1日限りのニセ恋人のはずが、精鋭消防士と契約婚!?情熱的な愛で蕩かされています
「よくがんばったな」
患者がストレッチャーで運ばれていくと、消防士は紗彩に声をかけてくれた。
「突然で驚いただろう」
優しい声だ。
「は、はい。でもなにもできなくて」
「いや、君のおかげで助かりそうだよ」
そう言ってもらえてホッとした。
消防士はジャケットをギュッと握りしめていた紗彩の手を取って、指先までケガがないか確認してくれる。

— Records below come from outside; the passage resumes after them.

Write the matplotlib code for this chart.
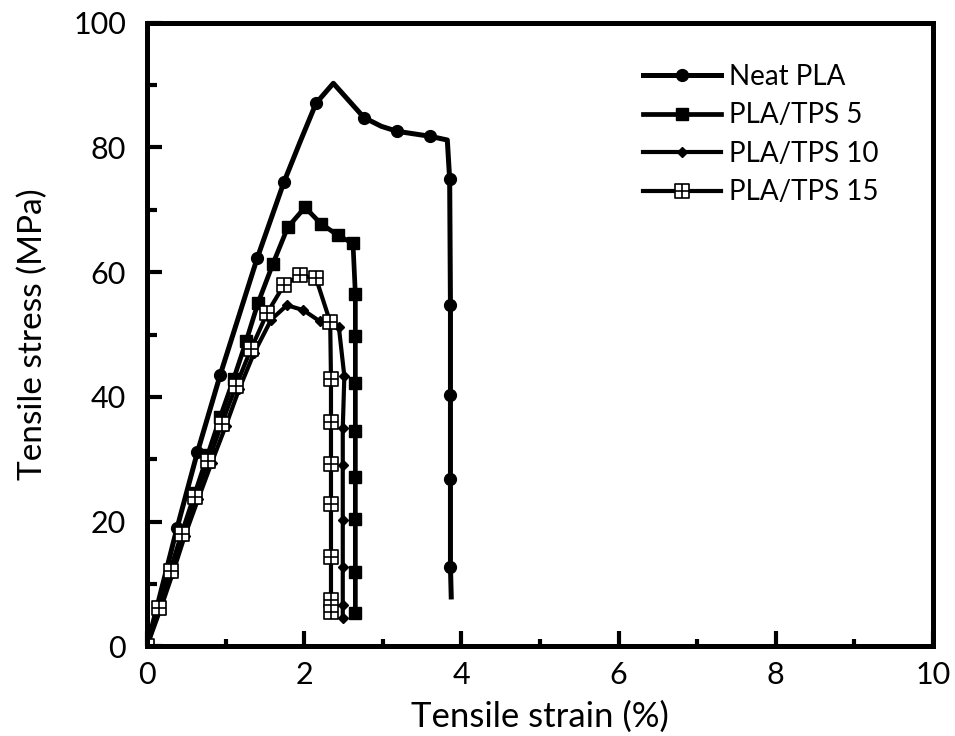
import matplotlib
matplotlib.use('Agg')
import matplotlib.pyplot as plt
from matplotlib.path import Path
from matplotlib.ticker import MultipleLocator

# Neat PLA (markers only on some vertices)
neat_x = [0.0, 0.38, 0.64, 0.93, 1.40, 1.74, 1.95, 2.15, 2.37, 2.76, 2.98, 3.18, 3.60, 3.82, 3.85, 3.86, 3.86, 3.86, 3.86, 3.87]
neat_y = [0.0, 18.9, 31.1, 43.5, 62.2, 74.4, 81.0, 87.1, 90.3, 84.8, 83.4, 82.6, 81.8, 81.2, 74.9, 54.7, 40.3, 26.9, 12.7, 7.9]
neat_marks = [1, 2, 3, 4, 5, 7, 9, 11, 12, 14, 15, 16, 17, 18]

tps5_x = [0.0, 0.15, 0.30, 0.45, 0.61, 0.77, 0.93, 1.10, 1.26, 1.41, 1.60, 1.79, 2.01, 2.21, 2.43, 2.62,
          2.65, 2.65, 2.65, 2.65, 2.65, 2.65, 2.65, 2.65]
tps5_y = [0.0, 6.2, 12.3, 18.4, 24.5, 30.6, 36.7, 42.8, 48.9, 55.0, 61.3, 67.2, 70.4, 67.8, 65.9, 64.6,
          56.5, 49.7, 42.2, 34.5, 27.1, 20.4, 11.9, 5.3]

tps10_x = [0.0, 0.17, 0.33, 0.48, 0.65, 0.82, 1.00, 1.17, 1.36, 1.58, 1.78, 1.99, 2.20, 2.44,
           2.51, 2.49, 2.49, 2.49, 2.49, 2.49, 2.49]
tps10_y = [0.0, 5.9, 11.8, 17.7, 23.6, 29.4, 35.3, 41.2, 47.0, 52.4, 54.7, 53.9, 52.1, 51.2,
           43.3, 35.0, 29.0, 20.3, 12.7, 6.6, 4.5]

tps15_x = [0.0, 0.15, 0.31, 0.45, 0.61, 0.78, 0.95, 1.13, 1.32, 1.53, 1.74, 1.95, 2.15, 2.33,
           2.34, 2.34, 2.34, 2.34, 2.34, 2.34, 2.34]
tps15_y = [0.0, 6.1, 12.0, 18.0, 23.9, 29.7, 35.7, 41.7, 47.6, 53.5, 57.9, 59.5, 59.0, 52.0,
           42.8, 35.9, 29.2, 22.8, 14.3, 7.4, 5.5]

labels = ['Neat PLA', 'PLA/TPS 5', 'PLA/TPS 10', 'PLA/TPS 15']

# square with a cross inside
grid_sq = Path(
    [(-1, -1), (1, -1), (1, 1), (-1, 1), (-1, -1), (0, -1), (0, 1), (-1, 0), (1, 0)],
    [Path.MOVETO, Path.LINETO, Path.LINETO, Path.LINETO, Path.CLOSEPOLY,
     Path.MOVETO, Path.LINETO, Path.MOVETO, Path.LINETO])

plt.rcParams['font.family'] = ['Lato', 'DejaVu Sans']

fig = plt.figure(figsize=(9.55, 7.36), dpi=100)
ax = fig.add_axes([0.154, 0.122, 0.823, 0.847])

ax.plot(neat_x, neat_y, color='black', lw=3.6, marker='o', ms=8.5, markevery=neat_marks, label=labels[0])
ax.plot(tps5_x, tps5_y, color='black', lw=3.4, marker='s', ms=9, label=labels[1])
ax.plot(tps10_x, tps10_y, color='black', lw=3.0, marker='D', ms=5.5, label=labels[2])
ax.plot(tps15_x, tps15_y, color='black', lw=3.0, marker=grid_sq, ms=10, mfc='white', mec='black',
        mew=1.2, label=labels[3])

ax.set_xlim(0, 10)
ax.set_ylim(0, 100)
ax.xaxis.set_major_locator(MultipleLocator(2))
ax.xaxis.set_minor_locator(MultipleLocator(1))
ax.yaxis.set_major_locator(MultipleLocator(20))
ax.yaxis.set_minor_locator(MultipleLocator(10))
ax.tick_params(which='major', direction='in', length=11, width=3, labelsize=22)
ax.tick_params(axis='x', which='major', pad=11)
ax.tick_params(axis='y', which='major', pad=15)
ax.tick_params(which='minor', direction='in', length=5, width=3)
ax.tick_params(axis='y', which='minor', length=7)

for s in ax.spines.values():
    s.set_linewidth(3.6)

ax.set_xlabel('Tensile strain (%)', fontsize=25, labelpad=8)
ax.set_ylabel('Tensile stress (MPa)', fontsize=24, labelpad=18)

ax.legend(loc='upper left', bbox_to_anchor=(0.631, 0.934), frameon=False, fontsize=20,
          borderpad=0, borderaxespad=0,
          handlelength=2.8, handletextpad=0.3, labelspacing=0.45)

plt.savefig('out.png', dpi=100)
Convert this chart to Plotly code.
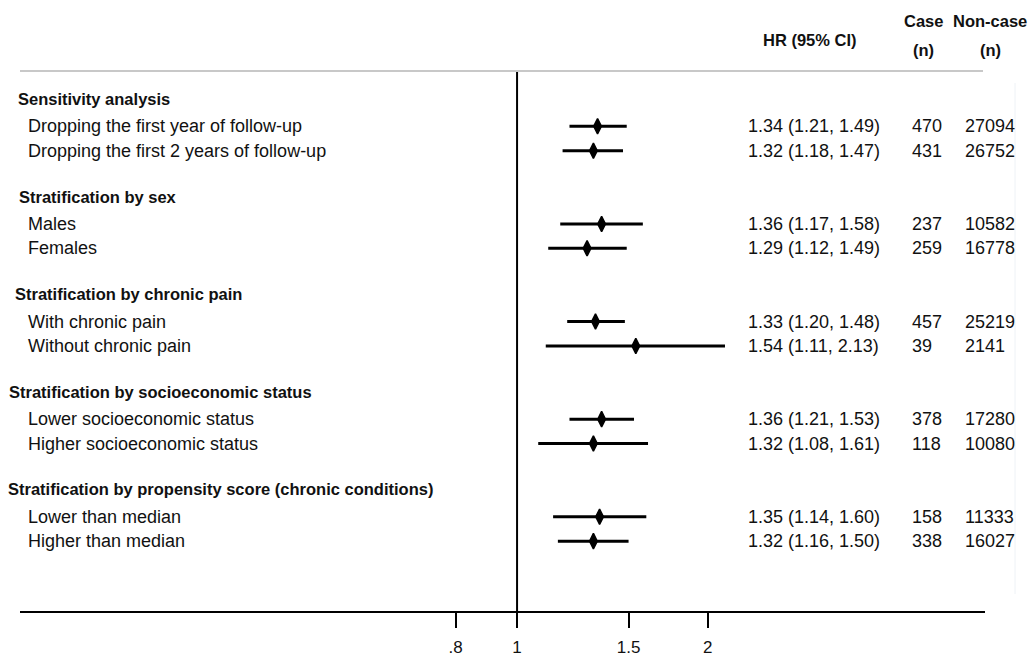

どうやら気がつかないうちに軽いやけどを負っていたようだ。
「念のため、診てもらった方がいい」
「だ、大丈夫です」
「軽いからって油断しないで」
そう言うと、まだ現場に残っていた看護師に声をかけてくれた。
紗彩はあらためて消防士の男性を見上げる。
小柄な紗彩からは、とても背が高く見える。
それにインナー越しでもわかる均整のとれた肉体と整った顔立ち。
キリっとした眉に、奥二重の切れ長の目。真面目そうな印象なのに、紗彩に穏やかに微笑んでいる表情は優しそうだ。
(まるで映画のヒーローみたい)
せめて名前だけでも知りたいと思ったが、手当てを受けた紗彩が会場に戻ったらすでに彼は受付をすませたらしく、姿が見えなかった。